◆ Task description:
Write out every line exactly, from the start of the records below to the line with "return [y - lo, hi - y]", and stop there. Don't write out the pictures.

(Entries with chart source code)
--- start ---
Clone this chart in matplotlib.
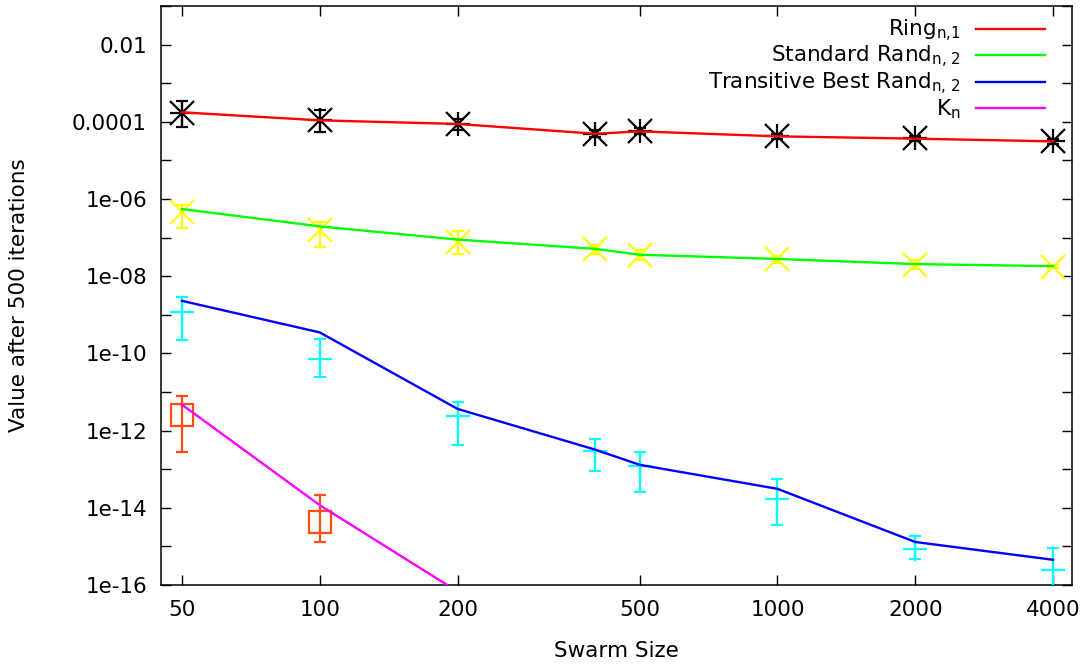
import matplotlib
matplotlib.use("Agg")
import matplotlib.pyplot as plt
import numpy as np

# ---------------- data ----------------
swarm = [50, 100, 200, 400, 500, 1000, 2000, 4000]

ring_line = [1.76e-4, 1.09e-4, 8.8e-5, 4.9e-5, 5.65e-5, 4.2e-5, 3.66e-5, 3.11e-5]
ring_pts = [1.7e-4, 1.09e-4, 8.8e-5, 4.9e-5, 5.65e-5, 4.2e-5, 3.8e-5, 3.11e-5]
ring_hi = [3.4e-4, 2.07e-4, 1.17e-4, 6.0e-5, 6.8e-5, 4.9e-5, 4.4e-5, 3.5e-5]
ring_lo = [7.2e-5, 5.5e-5, 6.3e-5, 4.0e-5, 4.7e-5, 3.5e-5, 3.2e-5, 2.7e-5]

std_line = [5.5e-7, 1.95e-7, 8.9e-8, 5.1e-8, 3.6e-8, 2.8e-8, 2.06e-8, 1.82e-8]
std_pts = [4.6e-7, 1.6e-7, 7.9e-8, 5.1e-8, 3.5e-8, 2.8e-8, 2.0e-8, 1.78e-8]
std_hi = [7.1e-7, 2.6e-7, 1.45e-7, 6.5e-8, 4.9e-8, 3.4e-8, 2.7e-8, 2.0e-8]
std_lo = [1.8e-7, 5.6e-8, 3.7e-8, 3.7e-8, 2.6e-8, 2.2e-8, 1.5e-8, 1.6e-8]

tbr_line = [2.3e-9, 3.5e-10, 3.65e-12, 3.2e-13, 1.3e-13, 3.1e-14, 1.3e-15, 4.5e-16]
tbr_pts = [1.17e-9, 7.1e-11, 2.4e-12, 3.0e-13, 1.23e-13, 1.7e-14, 8.7e-16, 2.45e-16]
tbr_hi = [2.9e-9, 2.4e-10, 5.5e-12, 6.0e-13, 2.85e-13, 5.5e-14, 1.86e-15, 9.3e-16]
tbr_lo = [2.24e-10, 2.4e-11, 4.3e-13, 8.9e-14, 2.6e-14, 3.6e-15, 4.8e-16, 8e-17]

kn_x = [50, 100, 200]
kn_line = [4.7e-12, 1.17e-14, 6.8e-17]
kn_pts_x = [50, 100]
kn_pts = [2.6e-12, 4.3e-15]
kn_hi = [8.1e-12, 2.2e-14]
kn_lo = [2.75e-13, 1.3e-15]

xticks = [50, 100, 200, 500, 1000, 2000, 4000]
xticklabels = ["50", "100", "200", "500", "1000", "2000", "4000"]
ytick_exps = list(range(-16, 0))
ylabels_map = {-2: "0.01", -4: "0.0001", -6: "1e-06", -8: "1e-08", -10: "1e-10",
               -12: "1e-12", -14: "1e-14", -16: "1e-16"}

legend_labels = ["Ring$_{\\mathregular{n{,}1}}$", "Standard Rand$_{\\mathregular{n{,}\\ 2}}$",
                 "Transitive Best Rand$_{\\mathregular{n{,}\\ 2}}$", "K$_{\\mathregular{n}}$"]

# ---------------- figure ----------------
plt.rcParams['font.family'] = ['DejaVu Sans']
plt.rcParams['mathtext.fontset'] = 'dejavusans'
FS = 15.5

fig = plt.figure(figsize=(10.88, 6.66), dpi=100)
ax = fig.add_axes([161/1088, 1-585/666, (1072-161)/1088, (585-6)/666])
ax.set_xscale('log')
ax.set_yscale('log')


def err(y, lo, hi):
    y = np.asarray(y); lo = np.asarray(lo); hi = np.asarray(hi)
    return [y - lo, hi - y]


ms = 17
mew = 1.6
cap = 4.5
elw = 1.6

# markers with error bars
ax.errorbar(swarm, ring_pts, yerr=err(ring_pts, ring_lo, ring_hi), fmt='none',
            ecolor='black', elinewidth=elw, capsize=cap, capthick=elw, zorder=3)
ax.plot(swarm, ring_pts, linestyle='none', marker='+', ms=ms, mew=mew, color='black', zorder=3)
ax.plot(swarm, ring_pts, linestyle='none', marker='x', ms=ms, mew=mew, color='black', zorder=3)

ax.errorbar(swarm, std_pts, yerr=err(std_pts, std_lo, std_hi), fmt='none',
            ecolor='#ffff00', elinewidth=elw, capsize=cap, capthick=elw, zorder=3)
ax.plot(swarm, std_pts, linestyle='none', marker='x', ms=ms, mew=mew, color='#ffff00', zorder=3)

ax.errorbar(swarm, tbr_pts, yerr=err(tbr_pts, tbr_lo, tbr_hi), fmt='none',
            ecolor='#00ffff', elinewidth=elw, capsize=cap, capthick=elw, zorder=3)
ax.plot(swarm, tbr_pts, linestyle='none', marker='+', ms=ms, mew=mew, color='#00ffff', zorder=3)

ax.errorbar(kn_pts_x, kn_pts, yerr=err(kn_pts, kn_lo, kn_hi), fmt='none',
            ecolor='#ff4f10', elinewidth=elw, capsize=cap, capthick=elw, zorder=3)
ax.plot(kn_pts_x, kn_pts, linestyle='none', marker='s', ms=16, mew=mew,
        markerfacecolor='none', markeredgecolor='#ff4f10', zorder=3)

# lines
lw = 1.7
l1, = ax.plot(swarm, ring_line, color='#ff0000', lw=lw, zorder=4)
l2, = ax.plot(swarm, std_line, color='#00ff00', lw=lw, zorder=4)
l3, = ax.plot(swarm, tbr_line, color='#0000ff', lw=lw, zorder=4)
l4, = ax.plot(kn_x, kn_line, color='#ff00ff', lw=lw, zorder=4)

ax.set_xlim(45, 4400)
ax.set_ylim(1e-16, 0.1)

ax.set_xticks(xticks)
ax.set_xticklabels(xticklabels)
ax.xaxis.set_minor_locator(matplotlib.ticker.NullLocator())
ax.set_yticks([10.0 ** e for e in ytick_exps])
ax.set_yticklabels([ylabels_map.get(e, "") for e in ytick_exps])
ax.yaxis.set_minor_locator(matplotlib.ticker.NullLocator())

ax.tick_params(axis='both', which='major', direction='in', length=7.2, width=1.0,
               top=True, right=True, labelsize=FS, pad=10)
ax.tick_params(axis='x', pad=11)
for s in ax.spines.values():
    s.set_linewidth(1.1)

fig.text(616/1088, 1-651/666, "Swarm Size", ha='center', va='center', fontsize=FS)
fig.text(19/1088, 1-295/666, "Value after 500 iterations", ha='center', va='center',
         rotation=90, fontsize=FS)

leg = ax.legend([l1, l2, l3, l4], legend_labels, loc='upper right',
                bbox_to_anchor=(0.970, 0.980), frameon=False, markerfirst=False,
                fontsize=FS, handlelength=3.2, handletextpad=0.7, labelspacing=0.02,
                borderpad=0, borderaxespad=0)

fig.savefig("out.png", dpi=100)
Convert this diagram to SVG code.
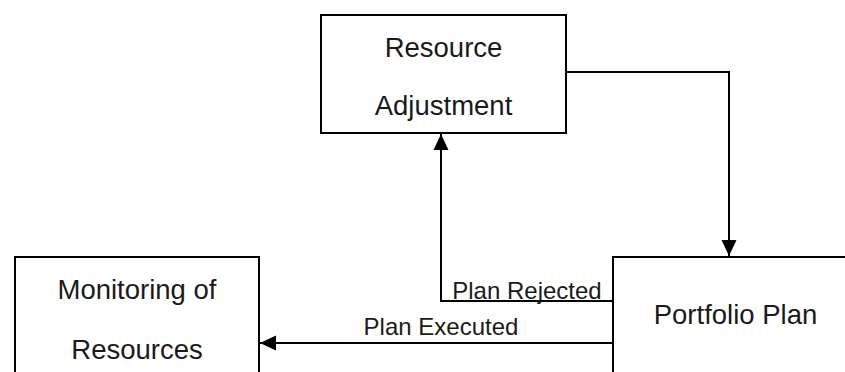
<svg xmlns="http://www.w3.org/2000/svg" width="845" height="372" viewBox="0 0 845 372">
<style>
.box{fill:#fff;stroke:#000;stroke-width:2}
.node{font-family:"Liberation Sans",Arial,sans-serif;font-size:27.5px;fill:#1a1a1a;text-anchor:middle}
.lbl{font-family:"Liberation Sans",Arial,sans-serif;font-size:24px;fill:#1a1a1a;text-anchor:middle}
.edge{fill:none;stroke:#000;stroke-width:2}
</style>
<defs>
<marker id="arr" markerUnits="userSpaceOnUse" markerWidth="16" markerHeight="16" viewBox="0 0 15 14" refX="15" refY="7" orient="auto">
<path d="M0,0 L15,7 L0,14 Z" fill="#000"/>
</marker>
</defs>
<rect width="845" height="372" fill="#fff"/>
<g id="resource-adjustment">
<rect class="box" x="321" y="15" width="245" height="118"/>
<text class="node" x="443.5" y="57">Resource</text>
<text class="node" x="443.5" y="115">Adjustment</text>
</g>
<g id="monitoring-of-resources">
<rect class="box" x="15" y="257" width="244" height="200"/>
<text class="node" x="137" y="298.5">Monitoring of</text>
<text class="node" x="137" y="358.5">Resources</text>
</g>
<g id="portfolio-plan">
<rect class="box" x="613" y="257" width="260" height="200"/>
<text class="node" x="735.5" y="324">Portfolio Plan</text>
</g>
<g id="connectors">
<polyline class="edge" points="566,72 729,72 729,256" marker-end="url(#arr)"/>
<polyline class="edge" points="612,301 441,301 441,134" marker-end="url(#arr)"/>
<text class="lbl" x="527" y="299">Plan Rejected</text>
<line class="edge" x1="612" y1="343" x2="260" y2="343" marker-end="url(#arr)"/>
<text class="lbl" x="441" y="335">Plan Executed</text>
</g>
</svg>
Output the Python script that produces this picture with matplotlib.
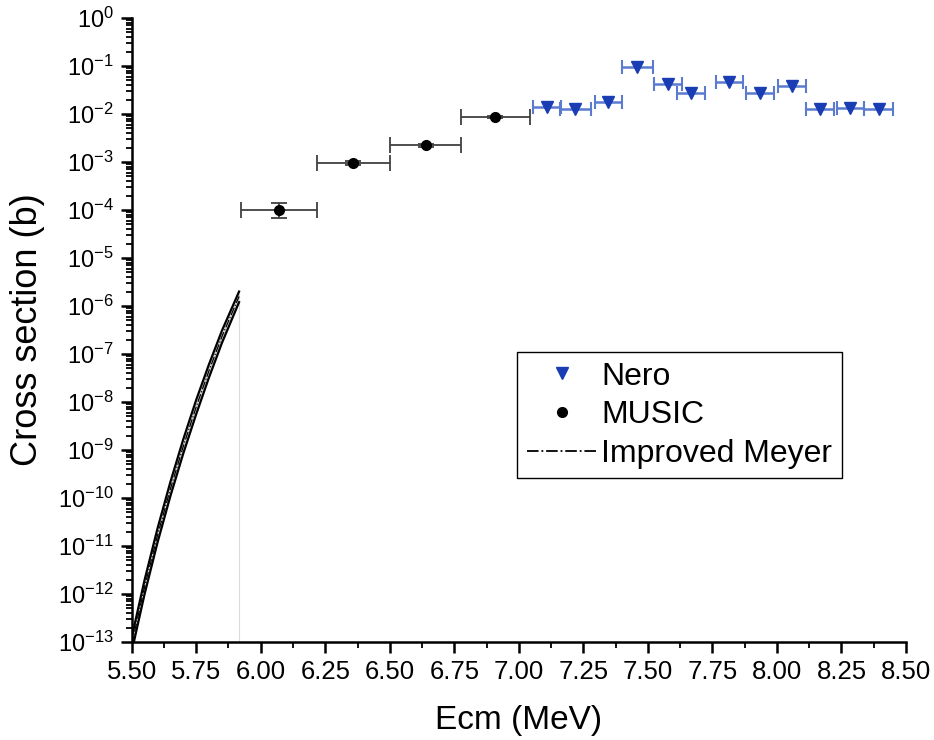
--- end ---
◆ The reply:
Clone this chart in matplotlib.
import matplotlib
matplotlib.use("Agg")
import matplotlib.pyplot as plt
import numpy as np

# ---------------- data ----------------
swarm = [50, 100, 200, 400, 500, 1000, 2000, 4000]

ring_line = [1.76e-4, 1.09e-4, 8.8e-5, 4.9e-5, 5.65e-5, 4.2e-5, 3.66e-5, 3.11e-5]
ring_pts = [1.7e-4, 1.09e-4, 8.8e-5, 4.9e-5, 5.65e-5, 4.2e-5, 3.8e-5, 3.11e-5]
ring_hi = [3.4e-4, 2.07e-4, 1.17e-4, 6.0e-5, 6.8e-5, 4.9e-5, 4.4e-5, 3.5e-5]
ring_lo = [7.2e-5, 5.5e-5, 6.3e-5, 4.0e-5, 4.7e-5, 3.5e-5, 3.2e-5, 2.7e-5]

std_line = [5.5e-7, 1.95e-7, 8.9e-8, 5.1e-8, 3.6e-8, 2.8e-8, 2.06e-8, 1.82e-8]
std_pts = [4.6e-7, 1.6e-7, 7.9e-8, 5.1e-8, 3.5e-8, 2.8e-8, 2.0e-8, 1.78e-8]
std_hi = [7.1e-7, 2.6e-7, 1.45e-7, 6.5e-8, 4.9e-8, 3.4e-8, 2.7e-8, 2.0e-8]
std_lo = [1.8e-7, 5.6e-8, 3.7e-8, 3.7e-8, 2.6e-8, 2.2e-8, 1.5e-8, 1.6e-8]

tbr_line = [2.3e-9, 3.5e-10, 3.65e-12, 3.2e-13, 1.3e-13, 3.1e-14, 1.3e-15, 4.5e-16]
tbr_pts = [1.17e-9, 7.1e-11, 2.4e-12, 3.0e-13, 1.23e-13, 1.7e-14, 8.7e-16, 2.45e-16]
tbr_hi = [2.9e-9, 2.4e-10, 5.5e-12, 6.0e-13, 2.85e-13, 5.5e-14, 1.86e-15, 9.3e-16]
tbr_lo = [2.24e-10, 2.4e-11, 4.3e-13, 8.9e-14, 2.6e-14, 3.6e-15, 4.8e-16, 8e-17]

kn_x = [50, 100, 200]
kn_line = [4.7e-12, 1.17e-14, 6.8e-17]
kn_pts_x = [50, 100]
kn_pts = [2.6e-12, 4.3e-15]
kn_hi = [8.1e-12, 2.2e-14]
kn_lo = [2.75e-13, 1.3e-15]

xticks = [50, 100, 200, 500, 1000, 2000, 4000]
xticklabels = ["50", "100", "200", "500", "1000", "2000", "4000"]
ytick_exps = list(range(-16, 0))
ylabels_map = {-2: "0.01", -4: "0.0001", -6: "1e-06", -8: "1e-08", -10: "1e-10",
               -12: "1e-12", -14: "1e-14", -16: "1e-16"}

legend_labels = ["Ring$_{\\mathregular{n{,}1}}$", "Standard Rand$_{\\mathregular{n{,}\\ 2}}$",
                 "Transitive Best Rand$_{\\mathregular{n{,}\\ 2}}$", "K$_{\\mathregular{n}}$"]

# ---------------- figure ----------------
plt.rcParams['font.family'] = ['DejaVu Sans']
plt.rcParams['mathtext.fontset'] = 'dejavusans'
FS = 15.5

fig = plt.figure(figsize=(10.88, 6.66), dpi=100)
ax = fig.add_axes([161/1088, 1-585/666, (1072-161)/1088, (585-6)/666])
ax.set_xscale('log')
ax.set_yscale('log')


def err(y, lo, hi):
    y = np.asarray(y); lo = np.asarray(lo); hi = np.asarray(hi)
    return [y - lo, hi - y]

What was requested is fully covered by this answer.